Right in the middle of fall cleanup here, I've dumped the Trac Vac cart 26 times so far, probably 15 more to go. Seems like in the era of 98.00 bbl. oil, there'd be a use for all those leaves?
I bet the Bio-Mizer would do it, if they were ground up finely enough. :)
Maple, ash and birch make great compost and break down quick. By spring they are nearly all gone from my lawn. I never rake leaves and never add fertilizer. ;D Oak and beech not so good, seems to be harder to break down.
Any of you fella's with wood burning trucks try to gasify it? Send a sac out to Paul_H he can test some. ;D
I ran the mulching mower over the leaves, that works fine for me. Too DanG lazy to pick up and bag. :D Leaf blower and vac sales are brisk now so who am I to complain.
I have to clean 'em up here, just too thick to mulch. Under those huge maples, they're a foot deep. 7 more loads today, dumped over a bank. Rather than a special unit to burn them, I was thinking of a way to process them into fuel, so they could get burnt in anything, from a fireplace to a homemade stove. Someone looked at a sawdust pile, and figured out how to make pellets, only problem is you need their pelletstove to burn them. And, thats all it can burn. Just seems a shame to waste a heat source, but, every time I burn a brush pile, I think the same thing.

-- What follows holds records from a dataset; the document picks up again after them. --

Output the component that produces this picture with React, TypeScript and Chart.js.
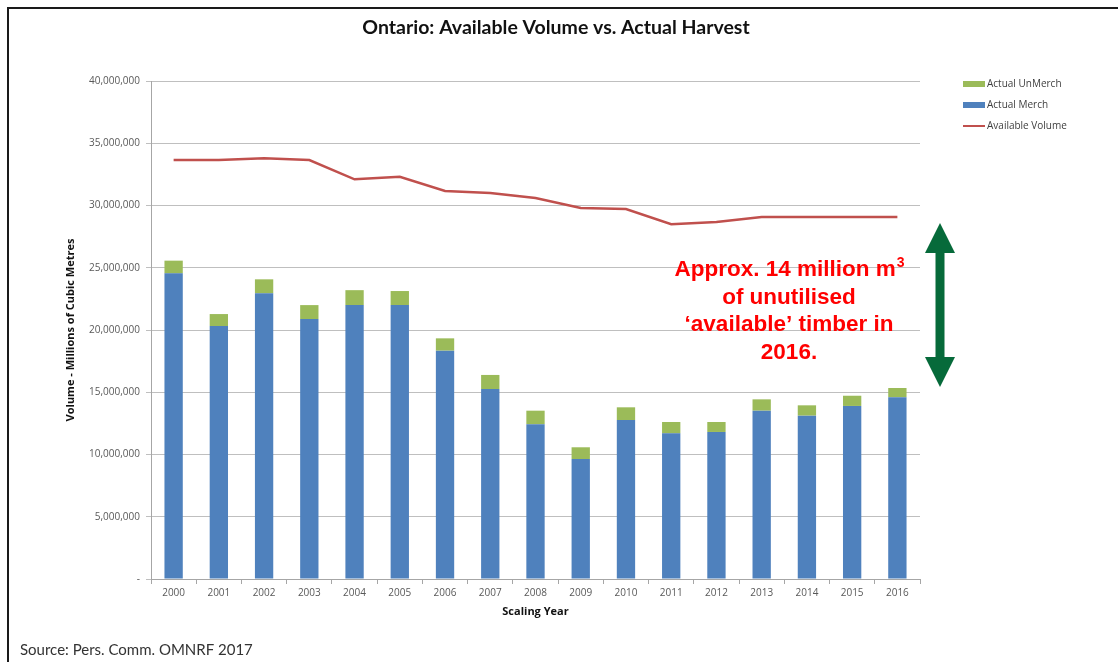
import React, { useEffect, useRef } from "react";
import { Chart, registerables } from "chart.js";

Chart.register(...registerables);

const years = ["2000","2001","2002","2003","2004","2005","2006","2007","2008","2009","2010","2011","2012","2013","2014","2015","2016"];
const actualMerch = [24550000,20320000,22950000,20880000,22000000,22000000,18340000,15260000,12430000,9640000,12770000,11700000,11810000,13520000,13120000,13900000,14600000];
const actualUnMerch = [1020000,960000,1120000,1120000,1200000,1130000,990000,1130000,1090000,940000,1020000,910000,800000,910000,830000,820000,740000];
const availableVolume = [33650000,33650000,33800000,33650000,32100000,32300000,31160000,31000000,30600000,29800000,29720000,28500000,28670000,29080000,29080000,29080000,29080000];

const titleText = "Ontario: Available Volume vs. Actual Harvest";
const yTitle = "Volume - Millions of Cubic Metres";
const xTitle = "Scaling Year";
const sourceText = "Source: Pers. Comm. OMNRF 2017";
const legendLabels = ["Actual UnMerch", "Actual Merch", "Available Volume"];
const noteLines = ["Approx. 14 million m", "of unutilised", "\u2018available\u2019 timber in", "2016."];

const BLUE = "#4F81BD";
const GREEN = "#9BBB59";
const RED = "#C0504D";
const ARROW = "#066A3A";

const overlay = {
  id: "overlay",
  afterDraw(chart: any) {
    const ctx = chart.ctx as CanvasRenderingContext2D;
    const area = chart.chartArea;
    ctx.save();
    // border
    ctx.strokeStyle = "#1a1a1a";
    ctx.lineWidth = 2;
    ctx.beginPath();
    ctx.moveTo(8, 662);
    ctx.lineTo(8, 8);
    ctx.lineTo(1118, 8);
    ctx.stroke();

    // title
    ctx.fillStyle = "#111";
    ctx.font = "bold 19.5px Lato";
    ctx.textAlign = "center";
    ctx.textBaseline = "middle";
    ctx.fillText(titleText, 556, 28);

    // axis titles
    ctx.font = "bold 11px 'Open Sans'";
    ctx.fillStyle = "#111";
    ctx.fillText(xTitle, (area.left + area.right) / 2, 612);
    ctx.save();
    ctx.translate(71, (area.top + area.bottom) / 2);
    ctx.rotate(-Math.PI / 2);
    ctx.fillText(yTitle, 0, 0);
    ctx.restore();

    // legend
    const lx = 963;
    const ys = [84, 105, 126];
    ctx.font = "10px 'Open Sans'";
    ctx.textAlign = "left";
    ctx.fillStyle = GREEN;
    ctx.fillRect(lx, ys[0] - 3, 22, 6);
    ctx.fillStyle = BLUE;
    ctx.fillRect(lx, ys[1] - 3, 22, 6);
    ctx.strokeStyle = RED;
    ctx.lineWidth = 2;
    ctx.beginPath();
    ctx.moveTo(lx, ys[2]);
    ctx.lineTo(lx + 22, ys[2]);
    ctx.stroke();
    ctx.fillStyle = "#404040";
    legendLabels.forEach((t, i) => ctx.fillText(t, lx + 24, ys[i] + 0.5));

    // annotation text
    ctx.fillStyle = "#FF0000";
    const big = "bold 22.5px 'Liberation Sans', Arial";
    const small = "bold 14px 'Liberation Sans', Arial";
    ctx.font = big;
    const cx = 789;
    const lineYs = [270, 297.5, 325, 352.5];
    const w0 = ctx.measureText(noteLines[0]).width;
    ctx.font = small;
    const wsup = ctx.measureText("3").width;
    const start = cx - (w0 + wsup) / 2;
    ctx.textAlign = "left";
    ctx.font = big;
    ctx.fillText(noteLines[0], start, lineYs[0]);
    ctx.font = small;
    ctx.fillText("3", start + w0 + 1, lineYs[0] - 7);
    ctx.font = big;
    ctx.textAlign = "center";
    for (let i = 1; i < noteLines.length; i++) ctx.fillText(noteLines[i], cx, lineYs[i]);

    // double arrow
    const ax = 940, top = 223, bot = 387, hw = 15, hh = 30, sw = 4.5;
    ctx.fillStyle = ARROW;
    ctx.beginPath();
    ctx.moveTo(ax, top);
    ctx.lineTo(ax + hw, top + hh);
    ctx.lineTo(ax + sw, top + hh);
    ctx.lineTo(ax + sw, bot - hh);
    ctx.lineTo(ax + hw, bot - hh);
    ctx.lineTo(ax, bot);
    ctx.lineTo(ax - hw, bot - hh);
    ctx.lineTo(ax - sw, bot - hh);
    ctx.lineTo(ax - sw, top + hh);
    ctx.lineTo(ax - hw, top + hh);
    ctx.closePath();
    ctx.fill();

    // source
    ctx.fillStyle = "#333";
    ctx.font = "15px Lato";
    ctx.textAlign = "left";
    ctx.fillText(sourceText, 20, 650);
    ctx.restore();
  },
};

export default function App() {
  const ref = useRef<HTMLCanvasElement>(null);
  useEffect(() => {
    if (!ref.current) return;
    const chart = new Chart(ref.current, {
      type: "bar",
      data: {
        labels: years,
        datasets: [
          { type: "line", label: "Available Volume", data: availableVolume, borderColor: RED, borderWidth: 2.5, pointRadius: 0, stack: "line", order: 0, tension: 0 } as any,
          { type: "bar", label: "Actual Merch", data: actualMerch, backgroundColor: BLUE, stack: "harvest", order: 1, categoryPercentage: 0.405, barPercentage: 1 } as any,
          { type: "bar", label: "Actual UnMerch", data: actualUnMerch, backgroundColor: GREEN, stack: "harvest", order: 1, categoryPercentage: 0.405, barPercentage: 1 } as any,
        ],
      },
      options: {
        responsive: false,
        animation: false,
        layout: { padding: { top: 81, right: 198, bottom: 0, left: 0 } },
        plugins: { legend: { display: false }, tooltip: { enabled: false }, title: { display: false } },
        scales: {
          x: {
            stacked: true,
            afterFit: (s: any) => { s.height = 83; },
            grid: { drawOnChartArea: false, drawTicks: true, tickLength: 5, color: "#A6A6A6", offset: true },
            border: { display: true, color: "#A6A6A6" },
            ticks: { color: "#595959", font: { family: "'Open Sans'", size: 10 }, padding: 3, maxRotation: 0 },
          },
          y: {
            stacked: true,
            min: 0,
            max: 40000000,
            afterFit: (s: any) => { s.width = 151; },
            grid: { color: "#BFBFBF", tickLength: 5 },
            border: { display: true, color: "#A6A6A6" },
            ticks: {
              stepSize: 5000000,
              color: "#595959",
              font: { family: "'Open Sans'", size: 10 },
              padding: 6,
              callback: (v: any) => (Number(v) === 0 ? "-" : Number(v).toLocaleString("en-US")),
            },
          },
        },
      },
      plugins: [overlay],
    });
    return () => chart.destroy();
  }, []);
  return (
    <div style={{ position: "absolute", left: 0, top: 0, width: 1118, height: 662, background: "#fff" }}>
      <canvas ref={ref} width={1118} height={662} />
    </div>
  );
}
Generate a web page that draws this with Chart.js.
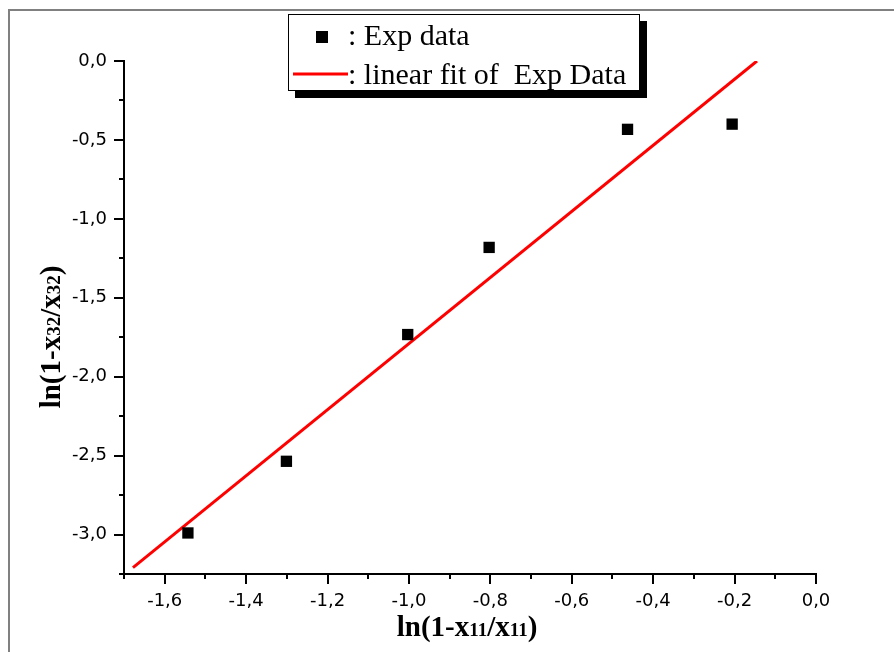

I'm guessing there would be a lot of fly ash burning them.
Also, you'd have to get them pretty dry to be effective, otherwise mold will set in pretty easily while being stored.
I'd like to have them for my garden,compost pile.
Bale them with a hay baler and burn them in an outdoor boiler.
We go into town and pick them up at the curb by the pick-up load for our vegetable and fruit garden and flower beds. Leaves are full of trace elements. Excellent fertilizer.
As SD said they are good for turf, too, if they are run through a shredder or mulching mower so they don't mat down.
Ever try it Corley ???
I'd like to see a pic of a bale or two if someone has some time to kill. ;D
Maybe a square bale and a round bale?
I'm thinking of a big burner like D Dan has and an auto feed to drop a square bale in as needed.
A village near me bales their leaves with an old sq. baler and sells them as mulch @ 2 bucks a bale.
Berry growers seem to like 'em, and I've seen several old houses "banked" with the bales to keep the foundation warmer.
Prob'ly burn in outdoor boiler fine- might be hard to keep 'em burning if there is a long time before boiler calls for heat between burns...??? Can't picture 'em leaving much for coals.
Never burned bales of leaves but have burned small square bales of hay. The first couple draft cycles are kinda smokey and less than pleasant smelling ;) ;D Works best to throw them in on a few sticks of wood for coals. Harbor Springs used to bale the leaves from town with an old JD 14T square baler and sell them back to the residents ;) ;D. Maybe they still do ??? It'd be pretty hard to get leaves to roll in a round baler :) A campground up by Mackinaw uses a couple of Hesston hay stackers to pick up leaves. The machines make a large compressed "loaf". After composting for a couple years they use the material for landscaping etc in the campground 8) 8)
I had some leaves in a 55 gal garbage can that ended up near my outdoor wood stove. They found their way in to the stove with some small limbs and wood scrap. Burned fine.